Start of Provided data
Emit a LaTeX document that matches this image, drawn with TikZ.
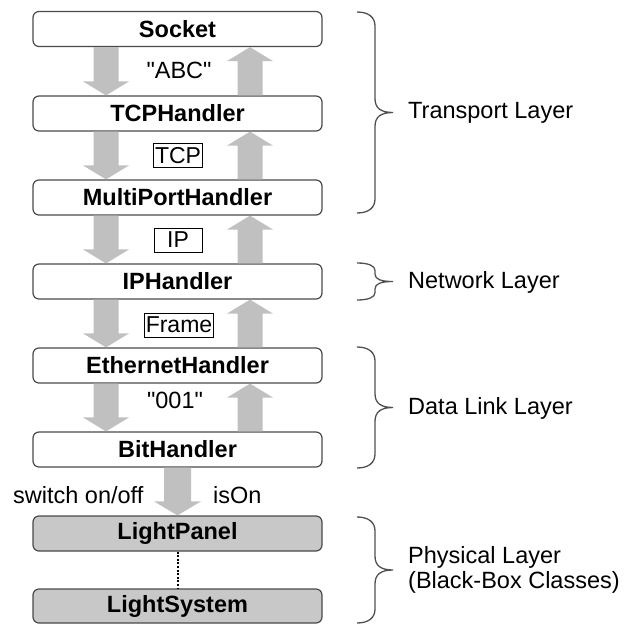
\documentclass[tikz,border=0pt]{standalone}
\usepackage{fontspec}
\setmainfont{Liberation Sans}
\newfontfamily\qfont{Liberation Sans}
\usetikzlibrary{calc}
\definecolor{arrowgray}{HTML}{C0C0C0}
\definecolor{boxline}{HTML}{4A4A4A}
\definecolor{physfill}{HTML}{C8C8C8}
\definecolor{bracecol}{HTML}{505050}
\newcommand\dnarr[3]{\fill[arrowgray] let \p1=(#2.south), \p2=(#3.north) in
 ({#1pt-12.5pt},\y1) -- ({#1pt+12.5pt},\y1) -- ({#1pt+12.5pt},\y2+14pt) -- ({#1pt+23pt},\y2+14pt)
 -- (#1pt,\y2) -- ({#1pt-23pt},\y2+14pt) -- ({#1pt-12.5pt},\y2+14pt) -- cycle;}
\newcommand\uparr[3]{\fill[arrowgray] let \p1=(#2.north), \p2=(#3.south) in
 ({#1pt-12.5pt},\y1) -- ({#1pt+12.5pt},\y1) -- ({#1pt+12.5pt},\y2-14pt) -- ({#1pt+23pt},\y2-14pt)
 -- (#1pt,\y2) -- ({#1pt-23pt},\y2-14pt) -- ({#1pt-12.5pt},\y2-14pt) -- cycle;}
\newcommand\layerbrace[2]{%
 \pgfmathsetmacro\braceTop{-(#1)}\pgfmathsetmacro\braceBot{-(#2)}%
 \pgfmathsetmacro\braceMid{(\braceTop+\braceBot)/2}\pgfmathsetmacro\braceR{min(14,((#2)-(#1))/5)}%
 \draw[brace] (357,\braceTop) .. controls (369,\braceTop) and (375,\braceTop-0.4*\braceR) .. (375,\braceTop-\braceR)
  -- (375,\braceMid+\braceR) .. controls (375,\braceMid+0.3*\braceR) and (381,\braceMid) .. (393,\braceMid)
  .. controls (381,\braceMid) and (375,\braceMid-0.3*\braceR) .. (375,\braceMid-\braceR)
  -- (375,\braceBot+\braceR) .. controls (375,\braceBot+0.4*\braceR) and (369,\braceBot) .. (357,\braceBot);}
\begin{document}
\begin{tikzpicture}[x=1pt,y=1pt,
 cls/.style={draw=boxline, line width=1.2pt, rounded corners=6pt, fill=white, minimum width=289pt,
   minimum height=35pt, inner sep=0pt, font=\fontsize{23.5}{26}\selectfont\bfseries},
 phys/.style={cls, fill=physfill},
 msg/.style={font=\fontsize{23.5}{26}\selectfont, inner sep=0pt},
 pkt/.style={draw=black, line width=0.9pt, inner sep=1.5pt, minimum height=24pt,
   font=\fontsize{23}{26}\selectfont},
 layer/.style={anchor=west, font=\fontsize{23.5}{24.5}\selectfont, align=left, inner sep=0pt},
 brace/.style={draw=bracecol, line width=1.3pt}]
\useasboundingbox (0,0) rectangle (634,-624);
% class boxes
\node[cls] (sock) at (177.5,-29) {Socket};
\node[cls] (tcph) at (177.5,-113.5) {TCPHandler};
\node[cls] (mph) at (177.5,-197.5) {MultiPortHandler};
\node[cls] (iph) at (177.5,-281.5) {IPHandler};
\node[cls] (eth) at (177.5,-365.5) {EthernetHandler};
\node[cls] (bit) at (177.5,-449.5) {BitHandler};
\node[phys] (lp) at (177.5,-533.5) {LightPanel};
\node[phys, minimum height=34pt] (ls) at (177.5,-606) {LightSystem};
% arrows
\dnarr{106}{sock}{tcph} \uparr{250}{tcph}{sock}
\dnarr{106}{tcph}{mph}  \uparr{250}{mph}{tcph}
\dnarr{106}{mph}{iph}   \uparr{250}{iph}{mph}
\dnarr{106}{iph}{eth}   \uparr{250}{eth}{iph}
\dnarr{106}{eth}{bit}   \uparr{250}{bit}{eth}
\fill[arrowgray] let \p1=(bit.south), \p2=(lp.north) in
 (164pt,\y1) -- (191pt,\y1) -- (191pt,\y2+14pt) -- (201pt,\y2+14pt) -- (177.5pt,\y2)
 -- (154pt,\y2+14pt) -- (164pt,\y2+14pt) -- cycle;
\draw[line width=2pt, dash pattern=on 2pt off 1.6pt] (lp.south) -- (ls.north);
% messages
\node[msg] (abc) at (179,-70) {\qfont "ABC"};
\node[pkt, minimum width=48pt] (tcp) at (178,-155.5) {TCP};
\node[pkt, minimum width=48pt] (ip) at (178,-240) {IP};
\node[pkt] (frame) at (179,-325) {Frame};
\node[msg] (n001) at (175,-400) {\qfont "001"};
\node[msg, anchor=west] (sw) at (13,-495) {switch on/off};
\node[msg, anchor=west] (ison) at (213,-495) {isOn};
% layers
\layerbrace{12}{213}
\layerbrace{263}{300}
\layerbrace{347}{468}
\layerbrace{517}{623}
\node[layer] (tl) at (408,-113) {Transport Layer};
\node[layer] (nl) at (408,-282) {Network Layer};
\node[layer] (dl) at (408,-408) {Data Link Layer};
\node[layer] (pl) at (408,-570) {Physical Layer\\(Black-Box Classes)};
\end{tikzpicture}
\end{document}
End of Provided data
▸ Directions
Take the listing above and restate it word for word, without its pictures.

▸ Solution for this problem
Emit a LaTeX document that matches this image, drawn with TikZ.
\documentclass[tikz,border=0pt]{standalone}
\usepackage{fontspec}
\setmainfont{Liberation Sans}
\newfontfamily\qfont{Liberation Sans}
\usetikzlibrary{calc}
\definecolor{arrowgray}{HTML}{C0C0C0}
\definecolor{boxline}{HTML}{4A4A4A}
\definecolor{physfill}{HTML}{C8C8C8}
\definecolor{bracecol}{HTML}{505050}
\newcommand\dnarr[3]{\fill[arrowgray] let \p1=(#2.south), \p2=(#3.north) in
 ({#1pt-12.5pt},\y1) -- ({#1pt+12.5pt},\y1) -- ({#1pt+12.5pt},\y2+14pt) -- ({#1pt+23pt},\y2+14pt)
 -- (#1pt,\y2) -- ({#1pt-23pt},\y2+14pt) -- ({#1pt-12.5pt},\y2+14pt) -- cycle;}
\newcommand\uparr[3]{\fill[arrowgray] let \p1=(#2.north), \p2=(#3.south) in
 ({#1pt-12.5pt},\y1) -- ({#1pt+12.5pt},\y1) -- ({#1pt+12.5pt},\y2-14pt) -- ({#1pt+23pt},\y2-14pt)
 -- (#1pt,\y2) -- ({#1pt-23pt},\y2-14pt) -- ({#1pt-12.5pt},\y2-14pt) -- cycle;}
\newcommand\layerbrace[2]{%
 \pgfmathsetmacro\braceTop{-(#1)}\pgfmathsetmacro\braceBot{-(#2)}%
 \pgfmathsetmacro\braceMid{(\braceTop+\braceBot)/2}\pgfmathsetmacro\braceR{min(14,((#2)-(#1))/5)}%
 \draw[brace] (357,\braceTop) .. controls (369,\braceTop) and (375,\braceTop-0.4*\braceR) .. (375,\braceTop-\braceR)
  -- (375,\braceMid+\braceR) .. controls (375,\braceMid+0.3*\braceR) and (381,\braceMid) .. (393,\braceMid)
  .. controls (381,\braceMid) and (375,\braceMid-0.3*\braceR) .. (375,\braceMid-\braceR)
  -- (375,\braceBot+\braceR) .. controls (375,\braceBot+0.4*\braceR) and (369,\braceBot) .. (357,\braceBot);}
\begin{document}
\begin{tikzpicture}[x=1pt,y=1pt,
 cls/.style={draw=boxline, line width=1.2pt, rounded corners=6pt, fill=white, minimum width=289pt,
   minimum height=35pt, inner sep=0pt, font=\fontsize{23.5}{26}\selectfont\bfseries},
 phys/.style={cls, fill=physfill},
 msg/.style={font=\fontsize{23.5}{26}\selectfont, inner sep=0pt},
 pkt/.style={draw=black, line width=0.9pt, inner sep=1.5pt, minimum height=24pt,
   font=\fontsize{23}{26}\selectfont},
 layer/.style={anchor=west, font=\fontsize{23.5}{24.5}\selectfont, align=left, inner sep=0pt},
 brace/.style={draw=bracecol, line width=1.3pt}]
\useasboundingbox (0,0) rectangle (634,-624);
% class boxes
\node[cls] (sock) at (177.5,-29) {Socket};
\node[cls] (tcph) at (177.5,-113.5) {TCPHandler};
\node[cls] (mph) at (177.5,-197.5) {MultiPortHandler};
\node[cls] (iph) at (177.5,-281.5) {IPHandler};
\node[cls] (eth) at (177.5,-365.5) {EthernetHandler};
\node[cls] (bit) at (177.5,-449.5) {BitHandler};
\node[phys] (lp) at (177.5,-533.5) {LightPanel};
\node[phys, minimum height=34pt] (ls) at (177.5,-606) {LightSystem};
% arrows
\dnarr{106}{sock}{tcph} \uparr{250}{tcph}{sock}
\dnarr{106}{tcph}{mph}  \uparr{250}{mph}{tcph}
\dnarr{106}{mph}{iph}   \uparr{250}{iph}{mph}
\dnarr{106}{iph}{eth}   \uparr{250}{eth}{iph}
\dnarr{106}{eth}{bit}   \uparr{250}{bit}{eth}
\fill[arrowgray] let \p1=(bit.south), \p2=(lp.north) in
 (164pt,\y1) -- (191pt,\y1) -- (191pt,\y2+14pt) -- (201pt,\y2+14pt) -- (177.5pt,\y2)
 -- (154pt,\y2+14pt) -- (164pt,\y2+14pt) -- cycle;
\draw[line width=2pt, dash pattern=on 2pt off 1.6pt] (lp.south) -- (ls.north);
% messages
\node[msg] (abc) at (179,-70) {\qfont "ABC"};
\node[pkt, minimum width=48pt] (tcp) at (178,-155.5) {TCP};
\node[pkt, minimum width=48pt] (ip) at (178,-240) {IP};
\node[pkt] (frame) at (179,-325) {Frame};
\node[msg] (n001) at (175,-400) {\qfont "001"};
\node[msg, anchor=west] (sw) at (13,-495) {switch on/off};
\node[msg, anchor=west] (ison) at (213,-495) {isOn};
% layers
\layerbrace{12}{213}
\layerbrace{263}{300}
\layerbrace{347}{468}
\layerbrace{517}{623}
\node[layer] (tl) at (408,-113) {Transport Layer};
\node[layer] (nl) at (408,-282) {Network Layer};
\node[layer] (dl) at (408,-408) {Data Link Layer};
\node[layer] (pl) at (408,-570) {Physical Layer\\(Black-Box Classes)};
\end{tikzpicture}
\end{document}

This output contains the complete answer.